First, the author of the poem says that he believes the only part the driftwood art plays is that of an "olden sailing ship." He confirms it with the definitive statement, "and nothing more." 


But as he turns the piece and looks at it from various angles, other possibilities occur to him. He considers whether it could be a "desperate soul," standing upon a sodden knoll, wet from tears or rain, searching for his missing "Candy Ann." He said she lately had departed a distant port, and that "no one was there to pay her toll." 

This just oozes mythology. The rivers Styx, Acheron, Lethe, and Cocytus all converge at the center of the underworld on a great marsh (sodden knoll?). The river Styx was said to be the boundary between the underworld and Earth. The ferryman, Charon, required a toll from the newly dead (departed) to cross the river to gain entrance into the underworld. If the soul did not pay the toll, they could not cross the river.

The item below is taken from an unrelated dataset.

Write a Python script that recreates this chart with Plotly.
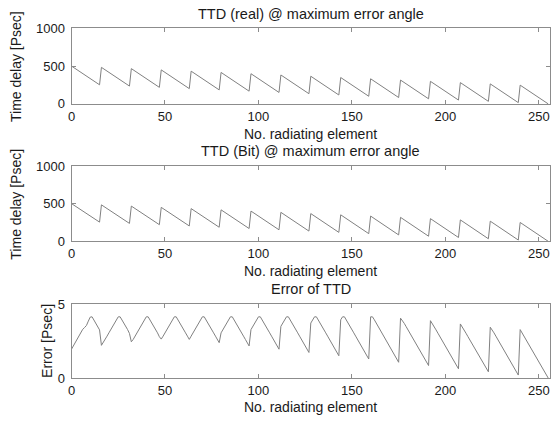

It was up to the relatives of the deceased (departed) to place a toll in the mouth of the corpse. So, Candy Ann died alone, without family to place the toll for Charon in her mouth. 


So, the question is, was the "desperate soul" already dead and waiting for Candy Ann, who couldn't pay the toll and was therefore stuck on the wrong side of the river? 

Much of the rest of the poem has already been talked about on the blogs, but the last stanza wraps everything up by the author realizing that the driftwood plays many different parts, depending on the "wanderings" of his mind. It revealed a new and wondrously different secret every time he looked at it, and that's just the way it was. He couldn't control his imagination, which took him on new journeys  at every turn.



Then the poem of a different font begins, and some words/phrases stand out. There are two uses of the word "bare." Another interesting word is "vestige," which means "mark." There are the words "paragon" and "pare." 

"Paragon" means "a person or thing regarded as a perfect example of a particular quality." In this case, it is a "paragon of expression." However, the etymology of "paragon" originally came from the Italian word paragone, which meant "touchstone to test gold." And that word came from paragonare, which meant "to test on a touchstone, compare," which came from the Greek word parakonan, which meant "to sharpen, whet," which comes from "para"--"on the side" and "akone"--"to be sharp, pointed."



There's the phrase, "...the forces of oceanic turbulence combined..." meaning "more than one oceanic force." Maybe that's a gentle push to Google what those forces might be? 

Is any of this useful? That, I cannot say, because I'm focusing on something else.